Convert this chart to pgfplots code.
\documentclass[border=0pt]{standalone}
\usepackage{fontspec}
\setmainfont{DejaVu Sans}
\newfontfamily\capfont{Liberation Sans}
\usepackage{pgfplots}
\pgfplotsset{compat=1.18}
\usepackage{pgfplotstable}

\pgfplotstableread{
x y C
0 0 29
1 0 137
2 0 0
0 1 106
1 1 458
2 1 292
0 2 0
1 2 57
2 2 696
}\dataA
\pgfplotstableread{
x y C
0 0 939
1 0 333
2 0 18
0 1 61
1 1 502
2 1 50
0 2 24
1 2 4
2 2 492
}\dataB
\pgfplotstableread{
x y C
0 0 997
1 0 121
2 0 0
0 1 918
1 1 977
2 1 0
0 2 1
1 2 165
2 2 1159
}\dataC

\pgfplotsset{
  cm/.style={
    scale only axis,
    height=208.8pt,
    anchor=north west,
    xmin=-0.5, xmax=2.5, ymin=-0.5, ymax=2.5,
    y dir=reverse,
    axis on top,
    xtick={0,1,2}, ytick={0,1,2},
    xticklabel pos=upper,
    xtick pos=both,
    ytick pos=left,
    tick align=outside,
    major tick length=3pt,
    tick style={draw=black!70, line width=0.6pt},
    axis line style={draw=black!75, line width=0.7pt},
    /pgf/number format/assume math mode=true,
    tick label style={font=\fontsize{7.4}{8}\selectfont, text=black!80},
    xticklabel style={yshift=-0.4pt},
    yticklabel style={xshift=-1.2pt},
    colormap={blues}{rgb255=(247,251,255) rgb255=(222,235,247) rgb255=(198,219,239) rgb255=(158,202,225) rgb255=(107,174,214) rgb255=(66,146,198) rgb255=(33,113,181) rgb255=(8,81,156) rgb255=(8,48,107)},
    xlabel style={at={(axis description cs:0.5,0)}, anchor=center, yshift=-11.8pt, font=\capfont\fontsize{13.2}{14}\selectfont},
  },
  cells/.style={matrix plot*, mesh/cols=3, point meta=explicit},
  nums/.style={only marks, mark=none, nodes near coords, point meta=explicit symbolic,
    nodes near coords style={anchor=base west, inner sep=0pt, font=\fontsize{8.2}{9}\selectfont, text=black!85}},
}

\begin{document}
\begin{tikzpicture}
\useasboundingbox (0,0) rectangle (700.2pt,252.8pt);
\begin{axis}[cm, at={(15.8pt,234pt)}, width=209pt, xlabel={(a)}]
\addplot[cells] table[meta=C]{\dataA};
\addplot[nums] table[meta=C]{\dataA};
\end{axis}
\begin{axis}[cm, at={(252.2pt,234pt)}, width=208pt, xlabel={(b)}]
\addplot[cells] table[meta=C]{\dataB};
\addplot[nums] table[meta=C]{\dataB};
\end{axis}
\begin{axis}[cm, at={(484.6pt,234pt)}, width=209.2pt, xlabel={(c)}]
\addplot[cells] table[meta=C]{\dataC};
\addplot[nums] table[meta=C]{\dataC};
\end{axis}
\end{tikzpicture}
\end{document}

....................

Quote the material exactly, leaving nothing out.

▶ **Output of the task**
Convert this chart to pgfplots code.
\documentclass[border=0pt]{standalone}
\usepackage{fontspec}
\setmainfont{DejaVu Sans}
\newfontfamily\capfont{Liberation Sans}
\usepackage{pgfplots}
\pgfplotsset{compat=1.18}
\usepackage{pgfplotstable}

\pgfplotstableread{
x y C
0 0 29
1 0 137
2 0 0
0 1 106
1 1 458
2 1 292
0 2 0
1 2 57
2 2 696
}\dataA
\pgfplotstableread{
x y C
0 0 939
1 0 333
2 0 18
0 1 61
1 1 502
2 1 50
0 2 24
1 2 4
2 2 492
}\dataB
\pgfplotstableread{
x y C
0 0 997
1 0 121
2 0 0
0 1 918
1 1 977
2 1 0
0 2 1
1 2 165
2 2 1159
}\dataC

\pgfplotsset{
  cm/.style={
    scale only axis,
    height=208.8pt,
    anchor=north west,
    xmin=-0.5, xmax=2.5, ymin=-0.5, ymax=2.5,
    y dir=reverse,
    axis on top,
    xtick={0,1,2}, ytick={0,1,2},
    xticklabel pos=upper,
    xtick pos=both,
    ytick pos=left,
    tick align=outside,
    major tick length=3pt,
    tick style={draw=black!70, line width=0.6pt},
    axis line style={draw=black!75, line width=0.7pt},
    /pgf/number format/assume math mode=true,
    tick label style={font=\fontsize{7.4}{8}\selectfont, text=black!80},
    xticklabel style={yshift=-0.4pt},
    yticklabel style={xshift=-1.2pt},
    colormap={blues}{rgb255=(247,251,255) rgb255=(222,235,247) rgb255=(198,219,239) rgb255=(158,202,225) rgb255=(107,174,214) rgb255=(66,146,198) rgb255=(33,113,181) rgb255=(8,81,156) rgb255=(8,48,107)},
    xlabel style={at={(axis description cs:0.5,0)}, anchor=center, yshift=-11.8pt, font=\capfont\fontsize{13.2}{14}\selectfont},
  },
  cells/.style={matrix plot*, mesh/cols=3, point meta=explicit},
  nums/.style={only marks, mark=none, nodes near coords, point meta=explicit symbolic,
    nodes near coords style={anchor=base west, inner sep=0pt, font=\fontsize{8.2}{9}\selectfont, text=black!85}},
}

\begin{document}
\begin{tikzpicture}
\useasboundingbox (0,0) rectangle (700.2pt,252.8pt);
\begin{axis}[cm, at={(15.8pt,234pt)}, width=209pt, xlabel={(a)}]
\addplot[cells] table[meta=C]{\dataA};
\addplot[nums] table[meta=C]{\dataA};
\end{axis}
\begin{axis}[cm, at={(252.2pt,234pt)}, width=208pt, xlabel={(b)}]
\addplot[cells] table[meta=C]{\dataB};
\addplot[nums] table[meta=C]{\dataB};
\end{axis}
\begin{axis}[cm, at={(484.6pt,234pt)}, width=209.2pt, xlabel={(c)}]
\addplot[cells] table[meta=C]{\dataC};
\addplot[nums] table[meta=C]{\dataC};
\end{axis}
\end{tikzpicture}
\end{document}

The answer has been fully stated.